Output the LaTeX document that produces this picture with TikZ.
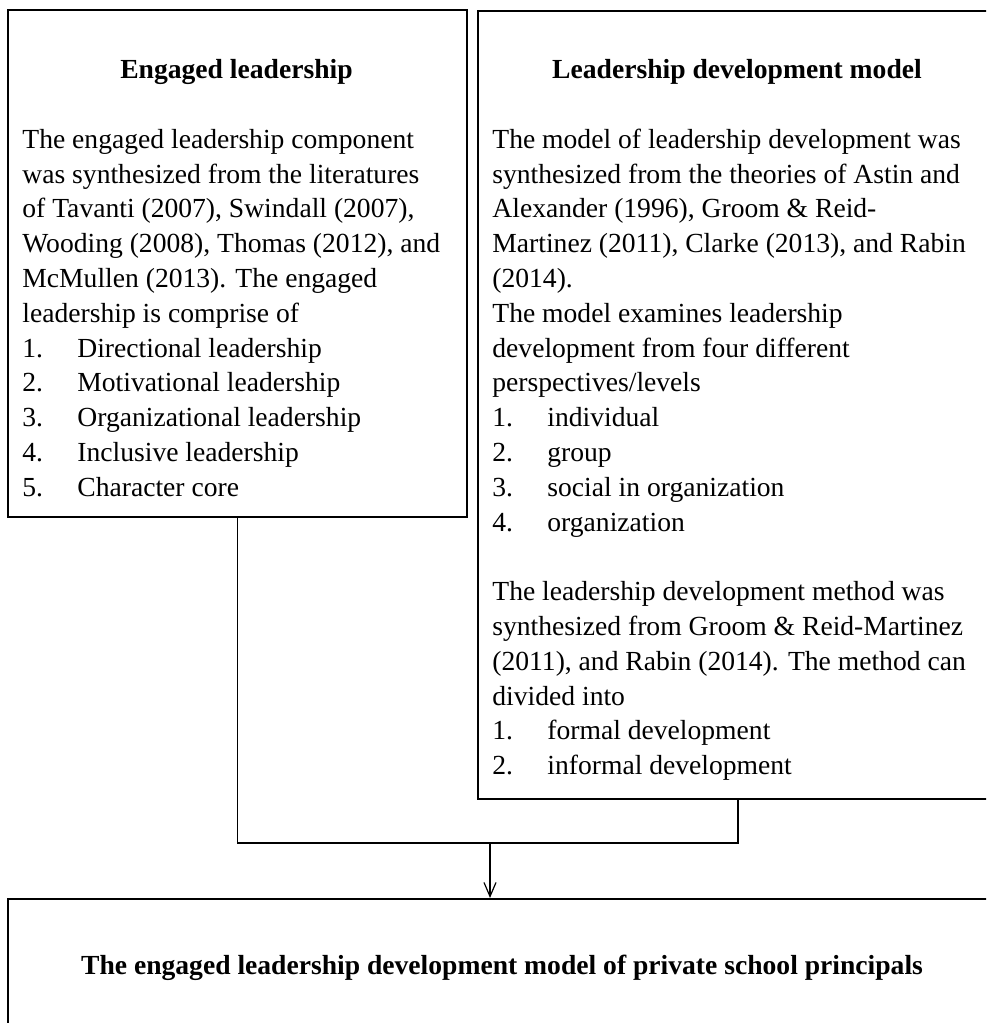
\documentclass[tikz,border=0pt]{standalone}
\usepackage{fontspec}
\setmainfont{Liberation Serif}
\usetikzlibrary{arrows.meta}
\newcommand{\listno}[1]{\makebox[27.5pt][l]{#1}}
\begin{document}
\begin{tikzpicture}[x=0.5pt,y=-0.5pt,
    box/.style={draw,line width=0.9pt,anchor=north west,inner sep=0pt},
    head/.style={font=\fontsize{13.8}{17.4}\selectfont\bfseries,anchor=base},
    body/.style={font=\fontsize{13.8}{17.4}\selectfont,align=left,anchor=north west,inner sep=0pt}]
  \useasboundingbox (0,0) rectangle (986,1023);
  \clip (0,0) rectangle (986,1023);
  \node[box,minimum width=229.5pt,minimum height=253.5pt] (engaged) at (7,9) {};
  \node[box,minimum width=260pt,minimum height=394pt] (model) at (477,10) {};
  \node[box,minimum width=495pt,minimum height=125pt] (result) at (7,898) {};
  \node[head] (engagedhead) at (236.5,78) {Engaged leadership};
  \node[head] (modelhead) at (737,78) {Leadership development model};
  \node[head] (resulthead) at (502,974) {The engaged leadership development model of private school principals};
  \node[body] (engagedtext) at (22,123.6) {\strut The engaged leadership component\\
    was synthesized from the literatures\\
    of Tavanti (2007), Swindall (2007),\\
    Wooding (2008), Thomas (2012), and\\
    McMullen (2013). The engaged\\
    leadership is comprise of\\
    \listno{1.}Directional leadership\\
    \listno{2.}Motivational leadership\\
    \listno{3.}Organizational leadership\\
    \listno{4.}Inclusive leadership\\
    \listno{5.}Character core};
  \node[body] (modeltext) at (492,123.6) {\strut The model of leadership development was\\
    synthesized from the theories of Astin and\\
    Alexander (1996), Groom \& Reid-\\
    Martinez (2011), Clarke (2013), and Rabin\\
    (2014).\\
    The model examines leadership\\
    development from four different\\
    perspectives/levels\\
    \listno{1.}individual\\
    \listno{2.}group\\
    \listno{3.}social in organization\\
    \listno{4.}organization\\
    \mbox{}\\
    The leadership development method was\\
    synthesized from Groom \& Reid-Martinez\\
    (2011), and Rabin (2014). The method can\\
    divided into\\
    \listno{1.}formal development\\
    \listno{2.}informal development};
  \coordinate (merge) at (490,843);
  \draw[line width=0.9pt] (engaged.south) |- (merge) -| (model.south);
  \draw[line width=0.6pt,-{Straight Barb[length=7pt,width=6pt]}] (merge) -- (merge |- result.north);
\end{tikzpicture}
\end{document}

========

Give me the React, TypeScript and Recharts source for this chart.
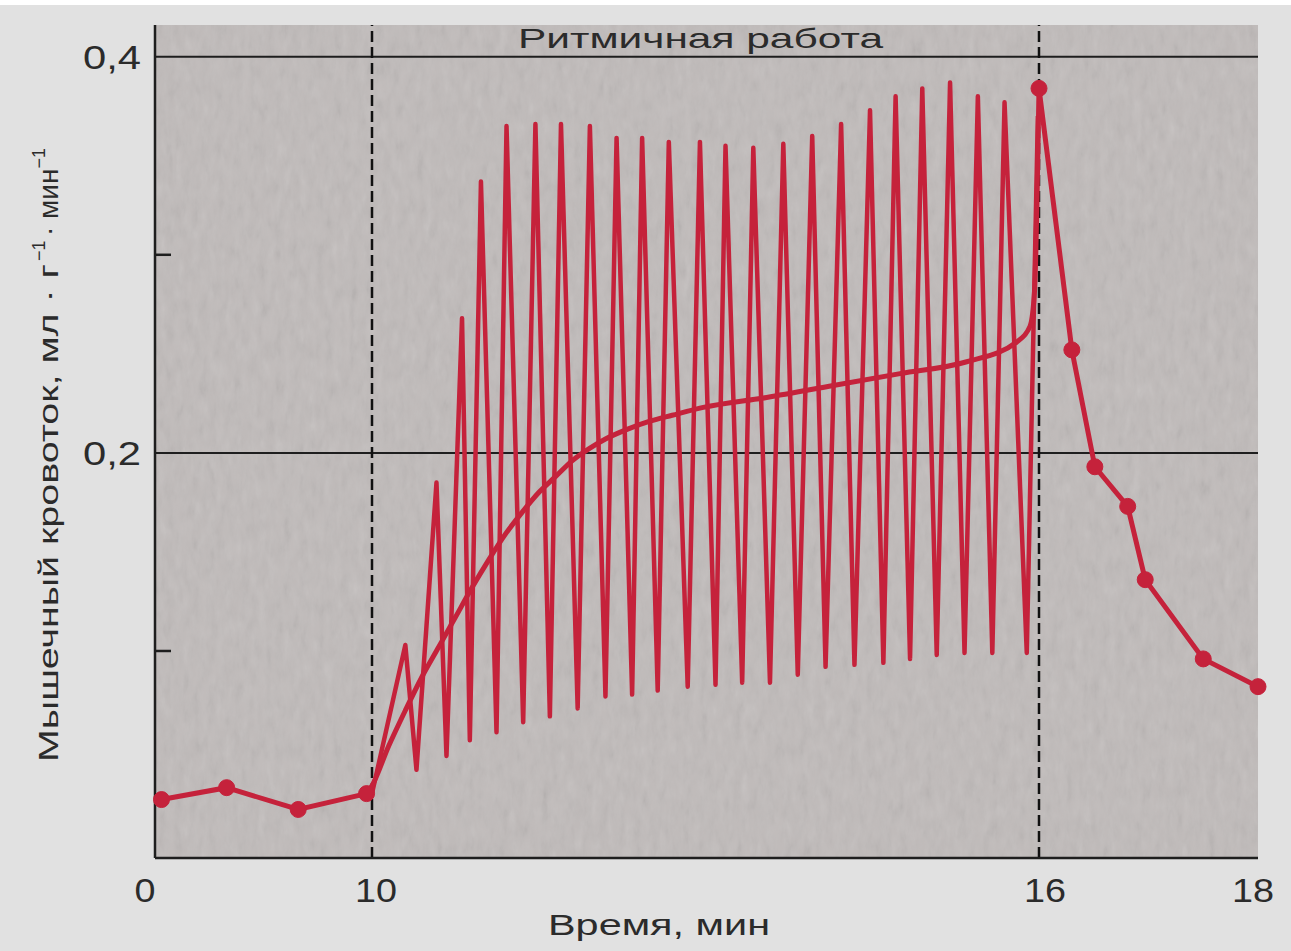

========

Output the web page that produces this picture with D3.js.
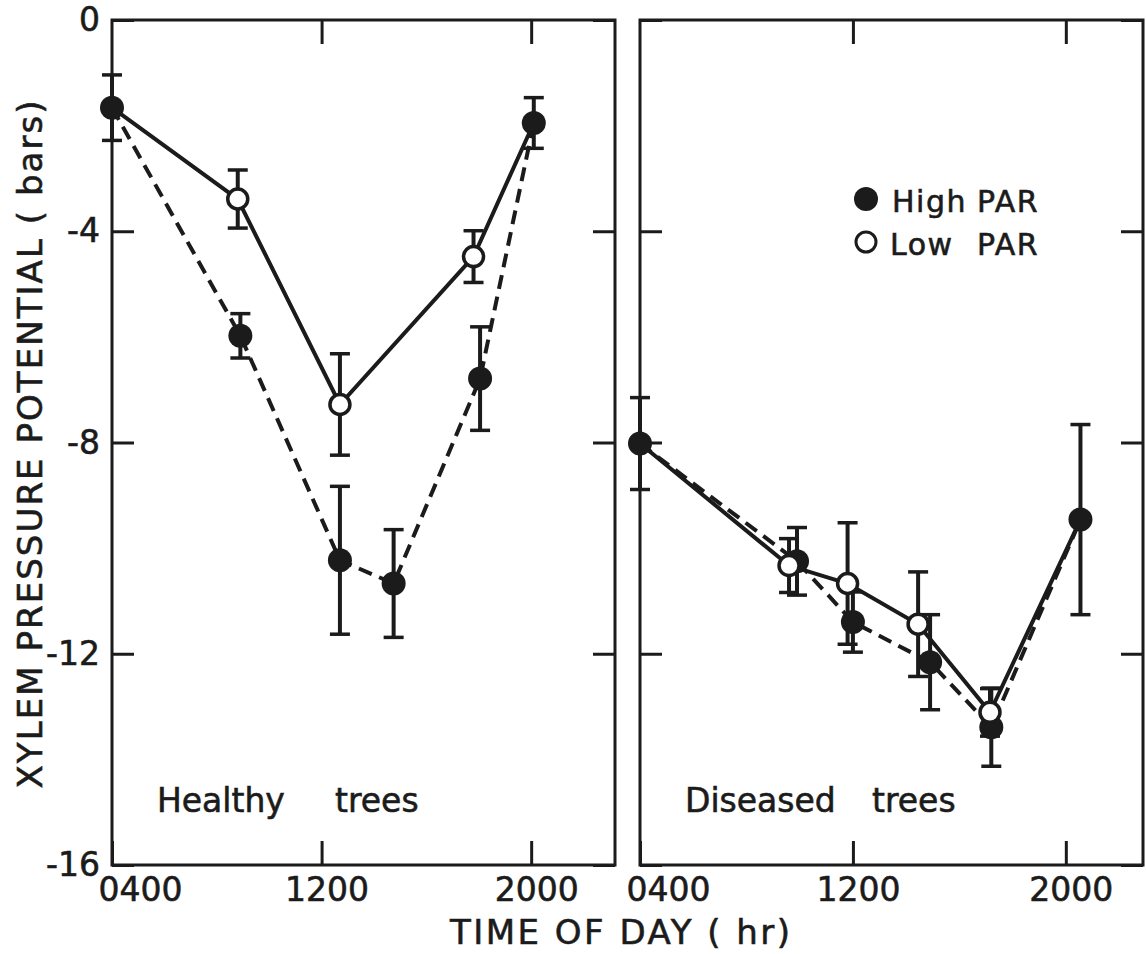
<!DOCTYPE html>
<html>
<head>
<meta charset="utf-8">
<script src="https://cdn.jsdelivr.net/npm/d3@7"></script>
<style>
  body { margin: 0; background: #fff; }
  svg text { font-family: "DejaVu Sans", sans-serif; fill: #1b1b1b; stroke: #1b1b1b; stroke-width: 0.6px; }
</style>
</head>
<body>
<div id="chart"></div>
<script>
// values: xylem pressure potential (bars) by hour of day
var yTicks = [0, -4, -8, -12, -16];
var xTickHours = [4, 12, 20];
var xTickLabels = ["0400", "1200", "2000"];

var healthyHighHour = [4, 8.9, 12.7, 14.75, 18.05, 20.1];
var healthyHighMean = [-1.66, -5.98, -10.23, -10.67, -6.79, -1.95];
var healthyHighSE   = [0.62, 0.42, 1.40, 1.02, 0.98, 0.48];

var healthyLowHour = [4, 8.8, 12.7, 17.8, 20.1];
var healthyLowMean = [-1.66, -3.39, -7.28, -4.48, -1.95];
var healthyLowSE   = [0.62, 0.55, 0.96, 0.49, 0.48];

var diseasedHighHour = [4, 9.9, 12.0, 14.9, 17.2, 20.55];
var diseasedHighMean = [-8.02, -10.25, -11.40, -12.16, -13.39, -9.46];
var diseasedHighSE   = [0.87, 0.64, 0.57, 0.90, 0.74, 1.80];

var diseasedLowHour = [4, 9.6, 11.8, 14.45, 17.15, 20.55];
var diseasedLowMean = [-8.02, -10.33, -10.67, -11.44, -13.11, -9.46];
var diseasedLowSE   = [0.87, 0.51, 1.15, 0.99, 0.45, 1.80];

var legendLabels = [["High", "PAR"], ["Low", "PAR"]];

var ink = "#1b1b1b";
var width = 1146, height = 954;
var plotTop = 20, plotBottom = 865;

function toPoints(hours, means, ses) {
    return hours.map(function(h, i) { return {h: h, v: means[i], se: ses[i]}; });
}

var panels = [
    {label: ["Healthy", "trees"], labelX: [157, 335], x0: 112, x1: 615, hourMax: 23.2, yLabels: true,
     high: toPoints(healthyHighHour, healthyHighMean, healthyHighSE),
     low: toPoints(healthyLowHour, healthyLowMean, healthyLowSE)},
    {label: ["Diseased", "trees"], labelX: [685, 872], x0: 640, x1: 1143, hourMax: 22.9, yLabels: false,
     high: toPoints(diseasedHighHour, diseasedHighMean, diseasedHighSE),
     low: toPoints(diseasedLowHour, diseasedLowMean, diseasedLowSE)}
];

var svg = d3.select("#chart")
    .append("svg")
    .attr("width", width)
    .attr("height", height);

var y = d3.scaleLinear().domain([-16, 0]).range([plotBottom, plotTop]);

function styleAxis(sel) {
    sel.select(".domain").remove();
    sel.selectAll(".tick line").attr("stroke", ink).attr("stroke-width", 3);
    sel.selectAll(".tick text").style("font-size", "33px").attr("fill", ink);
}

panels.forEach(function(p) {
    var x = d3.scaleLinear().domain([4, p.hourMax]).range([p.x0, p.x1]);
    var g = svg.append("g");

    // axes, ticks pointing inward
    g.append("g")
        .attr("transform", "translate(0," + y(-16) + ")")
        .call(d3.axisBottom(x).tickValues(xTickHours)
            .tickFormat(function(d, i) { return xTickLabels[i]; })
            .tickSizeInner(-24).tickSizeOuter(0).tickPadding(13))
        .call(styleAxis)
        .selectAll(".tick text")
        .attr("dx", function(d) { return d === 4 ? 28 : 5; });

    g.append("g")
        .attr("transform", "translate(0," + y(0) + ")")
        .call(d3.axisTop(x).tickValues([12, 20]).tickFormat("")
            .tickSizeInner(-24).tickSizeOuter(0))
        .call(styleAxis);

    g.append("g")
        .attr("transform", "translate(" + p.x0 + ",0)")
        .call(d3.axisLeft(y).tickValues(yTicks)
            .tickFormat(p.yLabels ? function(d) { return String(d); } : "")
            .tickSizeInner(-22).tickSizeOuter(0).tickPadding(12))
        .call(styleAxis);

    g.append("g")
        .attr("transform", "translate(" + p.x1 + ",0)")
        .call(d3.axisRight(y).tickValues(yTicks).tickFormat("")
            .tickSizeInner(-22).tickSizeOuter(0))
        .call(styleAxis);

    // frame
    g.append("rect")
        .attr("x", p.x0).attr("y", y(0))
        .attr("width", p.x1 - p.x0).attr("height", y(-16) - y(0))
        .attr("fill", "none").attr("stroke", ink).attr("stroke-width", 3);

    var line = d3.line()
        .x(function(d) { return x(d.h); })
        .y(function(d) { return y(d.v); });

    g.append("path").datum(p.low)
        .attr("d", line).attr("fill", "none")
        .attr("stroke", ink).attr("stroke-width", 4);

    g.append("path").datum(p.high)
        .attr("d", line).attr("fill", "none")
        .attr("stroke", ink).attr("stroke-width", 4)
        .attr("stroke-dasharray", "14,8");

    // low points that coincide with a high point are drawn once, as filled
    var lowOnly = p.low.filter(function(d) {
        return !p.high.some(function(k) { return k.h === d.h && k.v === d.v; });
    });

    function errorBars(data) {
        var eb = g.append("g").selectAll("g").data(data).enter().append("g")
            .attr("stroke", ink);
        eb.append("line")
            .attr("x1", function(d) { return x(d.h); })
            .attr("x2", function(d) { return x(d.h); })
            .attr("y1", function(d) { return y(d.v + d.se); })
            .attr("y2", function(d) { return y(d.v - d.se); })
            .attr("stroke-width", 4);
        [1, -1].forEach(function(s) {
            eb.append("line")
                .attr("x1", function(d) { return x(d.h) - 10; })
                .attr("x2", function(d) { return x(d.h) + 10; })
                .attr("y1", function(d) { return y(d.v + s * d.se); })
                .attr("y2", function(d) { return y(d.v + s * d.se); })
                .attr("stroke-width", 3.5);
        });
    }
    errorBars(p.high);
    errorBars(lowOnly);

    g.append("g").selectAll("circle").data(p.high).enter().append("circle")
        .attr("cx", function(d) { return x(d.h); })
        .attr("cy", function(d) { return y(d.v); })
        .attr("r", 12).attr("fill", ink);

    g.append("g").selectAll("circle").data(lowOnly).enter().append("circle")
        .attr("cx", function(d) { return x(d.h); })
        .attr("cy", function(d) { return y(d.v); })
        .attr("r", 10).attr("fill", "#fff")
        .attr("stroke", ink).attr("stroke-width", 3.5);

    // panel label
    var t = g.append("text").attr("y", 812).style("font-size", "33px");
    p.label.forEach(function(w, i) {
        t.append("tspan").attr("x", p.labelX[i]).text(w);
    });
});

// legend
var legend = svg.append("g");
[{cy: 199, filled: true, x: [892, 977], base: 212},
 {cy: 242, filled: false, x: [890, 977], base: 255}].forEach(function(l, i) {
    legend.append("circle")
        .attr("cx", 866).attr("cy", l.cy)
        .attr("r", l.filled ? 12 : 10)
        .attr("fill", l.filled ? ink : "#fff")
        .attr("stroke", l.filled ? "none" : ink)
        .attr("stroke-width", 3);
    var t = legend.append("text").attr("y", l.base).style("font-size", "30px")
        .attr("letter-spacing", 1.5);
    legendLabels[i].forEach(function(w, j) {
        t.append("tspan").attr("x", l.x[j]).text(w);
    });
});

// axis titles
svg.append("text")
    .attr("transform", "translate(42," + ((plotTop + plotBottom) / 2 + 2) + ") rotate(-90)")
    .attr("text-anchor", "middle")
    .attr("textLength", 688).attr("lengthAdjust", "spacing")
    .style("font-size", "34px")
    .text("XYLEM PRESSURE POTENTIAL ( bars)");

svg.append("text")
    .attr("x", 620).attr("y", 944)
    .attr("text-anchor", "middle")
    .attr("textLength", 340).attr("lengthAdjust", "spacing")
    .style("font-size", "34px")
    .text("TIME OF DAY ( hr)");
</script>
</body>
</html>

========

INSTRUCTIONS TO FOLLOW. Working from the entries above, reproduce exactly and only the lines beginning with the line that has "Output the web" and ending with the line that has "1.02, 0.98, 0.48];"; omit all pictures.

WRITTEN ANSWER.
Output the web page that produces this picture with D3.js.
<!DOCTYPE html>
<html>
<head>
<meta charset="utf-8">
<script src="https://cdn.jsdelivr.net/npm/d3@7"></script>
<style>
  body { margin: 0; background: #fff; }
  svg text { font-family: "DejaVu Sans", sans-serif; fill: #1b1b1b; stroke: #1b1b1b; stroke-width: 0.6px; }
</style>
</head>
<body>
<div id="chart"></div>
<script>
// values: xylem pressure potential (bars) by hour of day
var yTicks = [0, -4, -8, -12, -16];
var xTickHours = [4, 12, 20];
var xTickLabels = ["0400", "1200", "2000"];

var healthyHighHour = [4, 8.9, 12.7, 14.75, 18.05, 20.1];
var healthyHighMean = [-1.66, -5.98, -10.23, -10.67, -6.79, -1.95];
var healthyHighSE   = [0.62, 0.42, 1.40, 1.02, 0.98, 0.48];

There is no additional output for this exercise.